Twee jaar later worden de drie mannen gedood: “verbrand in naam van God / door een schare fanatici.” Hun troost zou echter blijven bestaan. Het woord “rouw” dekt op geen enkele wijze de lading.

De gedroogde rozen
liggen in het bagageruim van mijn auto
Asafs tekening
Vergeelt in haar lijst aan de muur.
Wat de rouw betreft
verbaast het me dat ik dat woord
zoveel jaar geleden
geleerd kan hebben
toen dat wat me het meest stoorde
verveling was.

Dat de drie mannen Turkse namen hebben, is geen toeval. Hendrik Norbrandt mag dan gelden als één van de bekendste Deense dichters, zijn leven bracht hij lange tijd door in Turkije, Griekenland en Spanje. Vanwaar dat gereis, want de dichter schrijft zelf: “Waarheen we ook reizen, we komen altijd te laat / om datgene te vinden waarvoor we op weg gingen.” De ‘pijn’ die inherent is aan taal, weerspiegelt ‘het menselijk tekort’: wij uiten ons immers in taal en daarom laat de mens zich via taal kennen. De ‘pijn’ van dat ‘menselijk tekort’ is – aldus Norbrandt – de onmogelijkheid om datgene te bereiken waarnaar wij streven.

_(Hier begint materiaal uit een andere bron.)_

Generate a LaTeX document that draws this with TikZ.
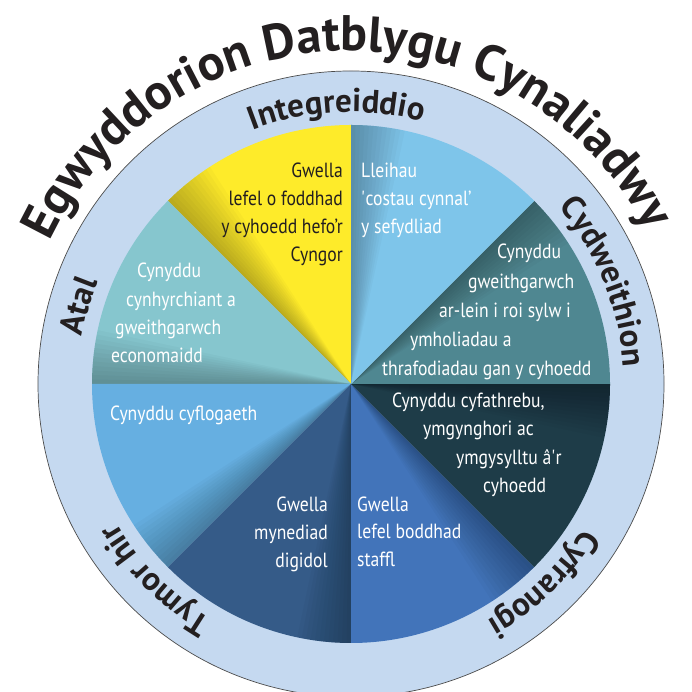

Wat is het uiteindelijke doel van onze zoektocht? Ieder mens wil zichzelf leren kennen en doorgronden. De zoektocht die onze levensreis is, brengt ons ook naar de natuur. Maar “in welke rivieren we ons ook spiegelen / we zien onszelf pas nadat we ons hebben omgedraaid.” Toch bewaart de rivier een geheim, die ons bestaan rechtvaardigt. ‘Het geheim van de rivier’ behoort wellicht tot één van de mooiste gedichten van Henrik Nordbrandt:

Dit landschap lijkt een geheim
omdat de rivier onzichtbaar is
vanaf de plek waar ik mij bevind.
En daarom is dit ook
het landschap waar ik het makkelijkst
mezelf zou kunnen missen.
Tussen deze groene hoogten en blauwe bergen
wordt mijn persoon bijna
als een belediging ervaren.
Maar hij blijft nodig: want ik
weet hoe de vuurvliegjes de rivier verlichten
wanneer het donker hem verbergt
en niet zoals nu de heuvels,
die door de afgewende glooiingen
het turkoois groen van het water
en de zeewaarts drijvende boomstammen
veroorzaken dat ik het geheim van de rivier ben.

____

Zowel de gedichten van Henrik Nordbrandt in de bundel Droombruggen (2000) als de Nederlandse vertalingen van zijn werk op de site van Poetry International zijn vertaald door Gerard Rasch (1946-2004).